Davis counts road wins against a tough Marshall squad in 2022 and another road win against North Texas — then a top-75 program — as the Lady Tops’ biggest wins during his tenure. So far, anyway.
Following WKU’s home opener against Bellarmine, the Lady Tops will play challenging road matches at Vanderbilt on Saturday and then Louisville on Monday.
“Bellarmine’s always been a 4-3 and this is the first time they’ve played here,” Davis said. “But they’re always difficult. The first match, for all these schools, is kind of different from most sports because they’re coming back from basically six weeks off. You’ve got maybe a week or less to work with them, so these early matches are kind of a crapshoot.
I like to be challenged. Of course, a lot of time with the Power 4 conferences you’ve got to play them when they’re available, which is on the front end because of their conference schedules.”
After that rigorous opening stretch, WKU will host six straight home matches as Davis works through just who fits best where on his team.
That process started long before any of the players arrived on campus when Davis was recruiting them to the program.
“I want to see that they’ve had success,” Davis said. “The things that I always look at is where was their high point at? And kind of where was their low point at. If they’re consistent, if they’re athletic, that’s a big part of it. But I need to see somebody who’s had some level of success. And plus we take a lot of pride in the academic side, as well. Are they going to be able to do well academically? Usually if players aren’t good academically, we’re always going to have problems throughout the season. And that kind of pulls away from the team concept.”

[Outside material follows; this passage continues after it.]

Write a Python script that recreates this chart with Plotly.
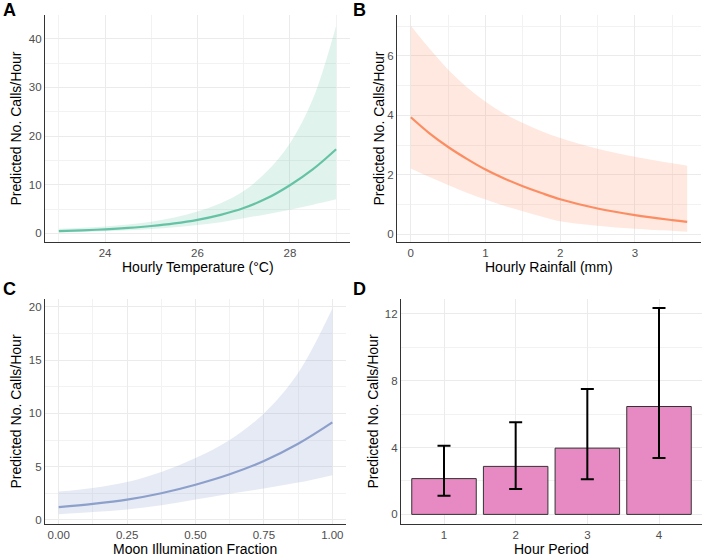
import plotly.graph_objects as go

W, H = 702, 557

# ---------------- data ----------------
temp_x = [23, 23.5, 24, 24.5, 25, 25.5, 26, 26.5, 27, 27.5, 28, 28.5, 29]
temp_mean = [0.45, 0.62, 0.84, 1.13, 1.52, 2.05, 2.78, 3.8, 5.2, 7.2, 9.9, 13.2, 17.3]
temp_upper = [0.95, 1.15, 1.4, 1.8, 2.4, 3.25, 4.5, 6.2, 8.7, 12.7, 18.5, 27.7, 42.7]
temp_lower = [0.2, 0.3, 0.45, 0.65, 0.9, 1.25, 1.7, 2.3, 3.1, 3.95, 4.85, 5.9, 7.0]

rain_x = [0, 0.25, 0.5, 0.75, 1.0, 1.25, 1.5, 1.75, 2.0, 2.5, 3.0, 3.5, 3.7]
rain_mean = [3.94, 3.40, 2.94, 2.54, 2.18, 1.88, 1.62, 1.39, 1.18, 0.87, 0.65, 0.48, 0.42]
rain_upper = [7.02, 6.25, 5.54, 4.95, 4.46, 4.06, 3.75, 3.47, 3.24, 2.88, 2.61, 2.39, 2.31]
rain_lower = [2.22, 1.93, 1.66, 1.40, 1.17, 0.96, 0.78, 0.60, 0.44, 0.29, 0.19, 0.12, 0.09]

moon_x = [0, 0.125, 0.25, 0.375, 0.5, 0.625, 0.75, 0.875, 1.0]
moon_mean = [1.2, 1.5, 1.9, 2.5, 3.3, 4.28, 5.53, 7.15, 9.16]
moon_upper = [2.66, 3.0, 3.55, 4.5, 5.8, 7.5, 10.0, 13.8, 19.85]
moon_lower = [0.53, 0.74, 0.98, 1.36, 1.9, 2.45, 2.95, 3.5, 4.2]

hour_period = ["1", "2", "3", "4"]
hour_mean = [2.14, 2.87, 3.96, 6.45]
hour_upper = [4.11, 5.51, 7.50, 12.34]
hour_lower = [1.11, 1.52, 2.10, 3.37]

y_title = "Predicted No. Calls/Hour"

# ---------------- styling ----------------
FONT = "Liberation Sans, Arial, Helvetica, sans-serif"
GRID = "#EBEBEB"
MINOR = "#F2F2F2"
AXLINE = "#333333"
TICKC = "#4D4D4D"
TICKSIZE = 11.5

def px_x(p):
    return p / W

def px_y(p):
    return 1 - p / H

fig = go.Figure()

def band(x, lo, hi, fillc, linec, mean, xa, ya):
    fig.add_trace(go.Scatter(x=x, y=lo, mode="lines", line=dict(width=0, shape="spline"),
                             hoverinfo="skip", showlegend=False, xaxis=xa, yaxis=ya))
    fig.add_trace(go.Scatter(x=x, y=hi, mode="lines", line=dict(width=0, shape="spline"),
                             fill="tonexty", fillcolor=fillc, hoverinfo="skip",
                             showlegend=False, xaxis=xa, yaxis=ya))
    fig.add_trace(go.Scatter(x=x, y=mean, mode="lines", line=dict(width=2.2, color=linec, shape="spline"),
                             showlegend=False, xaxis=xa, yaxis=ya))

band(temp_x, temp_lower, temp_upper, "rgba(102,194,165,0.2)", "#66C2A5", temp_mean, "x", "y")
band(rain_x, rain_lower, rain_upper, "rgba(252,141,98,0.2)", "#FC8D62", rain_mean, "x2", "y2")
band(moon_x, moon_lower, moon_upper, "rgba(141,160,203,0.22)", "#8DA0CB", moon_mean, "x3", "y3")

fig.add_trace(go.Bar(
    x=hour_period, y=hour_mean, width=0.9,
    marker=dict(color="#E78AC3", line=dict(color="#333333", width=1)),
    error_y=dict(type="data", symmetric=False,
                 array=[u - m for u, m in zip(hour_upper, hour_mean)],
                 arrayminus=[m - l for m, l in zip(hour_mean, hour_lower)],
                 color="black", thickness=2, width=6.5),
    showlegend=False, xaxis="x4", yaxis="y4"))

def axis(domain, rng, tick0, dtick, mtick0, mdtick, fmt=None, anchor=None):
    d = dict(domain=domain, range=rng, tick0=tick0, dtick=dtick, tickmode="linear",
             showgrid=True, gridcolor=GRID, gridwidth=1, zeroline=False,
             showline=True, linecolor=AXLINE, linewidth=1.3, ticks="",
             tickfont=dict(size=TICKSIZE, color=TICKC, family=FONT), anchor=anchor)
    if mdtick is not None:
        d["minor"] = dict(showgrid=True, gridcolor=MINOR, gridwidth=0.8, tick0=mtick0, dtick=mdtick)
    if fmt:
        d["tickformat"] = fmt
    return d

# panel pixel boxes
A = (45, 350, 15, 243)
B = (397, 701, 15, 243)
C = (45, 346, 300, 526)
D = (401, 702, 300, 526)

def dom(box):
    x0, x1, y0, y1 = box
    return [px_x(x0), px_x(x1)], [px_y(y1), px_y(y0)]

ax, ay = dom(A)
bx, by = dom(B)
cx, cy = dom(C)
dx, dy = dom(D)

layout = dict(
    width=W, height=H, margin=dict(l=0, r=0, t=0, b=0),
    paper_bgcolor="white", plot_bgcolor="white",
    font=dict(family=FONT, color="black"),
    bargap=0.1,
    xaxis=axis(ax, [22.7, 29.3], 24, 2, 23, 1, anchor="y"),
    yaxis=axis(ay, [-1.8, 44.9], 0, 10, 5, 10, anchor="x"),
    xaxis2=axis(bx, [-0.185, 3.885], 0, 1, 0.5, 1, anchor="y2"),
    yaxis2=axis(by, [-0.26, 7.38], 0, 2, 1, 2, anchor="x2"),
    xaxis3=axis(cx, [-0.05, 1.05], 0, 0.25, 0.125, 0.25, fmt=".2f", anchor="y3"),
    yaxis3=axis(cy, [-0.4, 20.75], 0, 5, 2.5, 5, anchor="x3"),
    yaxis4=axis(dy, [-0.58, 12.88], 0, 4, 2, 4, anchor="x4"),
)
layout["xaxis4"] = dict(domain=dx, range=[-0.6, 3.6], type="category", anchor="y4",
                        showgrid=True, gridcolor=GRID, gridwidth=1, zeroline=False,
                        showline=True, linecolor=AXLINE, linewidth=1.3, ticks="",
                        tickfont=dict(size=TICKSIZE, color=TICKC, family=FONT))
fig.update_layout(**layout)

ann = []
def text(x, y, t, size=14, angle=0, bold=False):
    ann.append(dict(x=px_x(x), y=px_y(y), xref="paper", yref="paper", text=("<b>%s</b>" % t if bold else t),
                    showarrow=False, textangle=angle, xanchor="center", yanchor="middle",
                    font=dict(size=size, family=FONT, color="black")))

# panel letters
text(9, 10, "A", 18, bold=True)
text(360, 10, "B", 18, bold=True)
text(9, 290, "C", 18, bold=True)
text(360, 290, "D", 18, bold=True)
# x titles
text((A[0] + A[1]) / 2, 268, "Hourly Temperature (°C)")
text((B[0] + B[1]) / 2, 268, "Hourly Rainfall (mm)")
text((C[0] + C[1]) / 2, 550.5, "Moon Illumination Fraction")
text((D[0] + D[1]) / 2, 550.5, "Hour Period")
# y titles
text(16, (A[2] + A[3]) / 2, y_title, angle=-90)
text(379, (B[2] + B[3]) / 2, y_title, angle=-90)
text(16, (C[2] + C[3]) / 2, y_title, angle=-90)
text(373, (D[2] + D[3]) / 2, y_title, angle=-90)

fig.update_layout(annotations=ann)
fig.write_html("out.html")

Seniors Elizabeth Sobieski and Carolina Chiatti, and junior Emily Schut are the returnees from last season’s 15-10 squad. All three should factor into the Lady Tops’ singles lineup, which will lean heavily on newcomers. Seton Hall sophomore Isabelle Einess, a two-time Minnesota high school state champion, enters the season penciled in at No. 1 singles, with junior Andra Sirbu and freshman Barbara Olvera also expected to play near the top of the lineup.
“Some are very aggressive, some are good defensive players – just depends,” Davis said. “But I feel pretty good about our depth. I feel you always have to have people down at seven and eight who have experience and can step in. They’re not going to be coming in cold, they know what to expect. So that’s a big part, is you’ve got to have good seven and eight players too because it’s a grind playing 22, 23 matches in a very short period of time. We try to make sure that we’re very busy in January and February, and then start pulling back a little bit when you get to March and April because of the conference.
“ … The numbers, the analytics will tell you we’re stronger in doubles right now. But I’ve seen a lot improvement in singles. I kind of look at things in segments. These first three matches, I look at as a segment. What are we going to do? Who’s going to break out? Who’s playing a particular way? Who looks like they need to be in the lineup? So I’m going to get a real good idea on that after these three matches because generally I like to get everybody involved. So everybody’s going to play at least singles or doubles by the time we hit the end of those three matches.”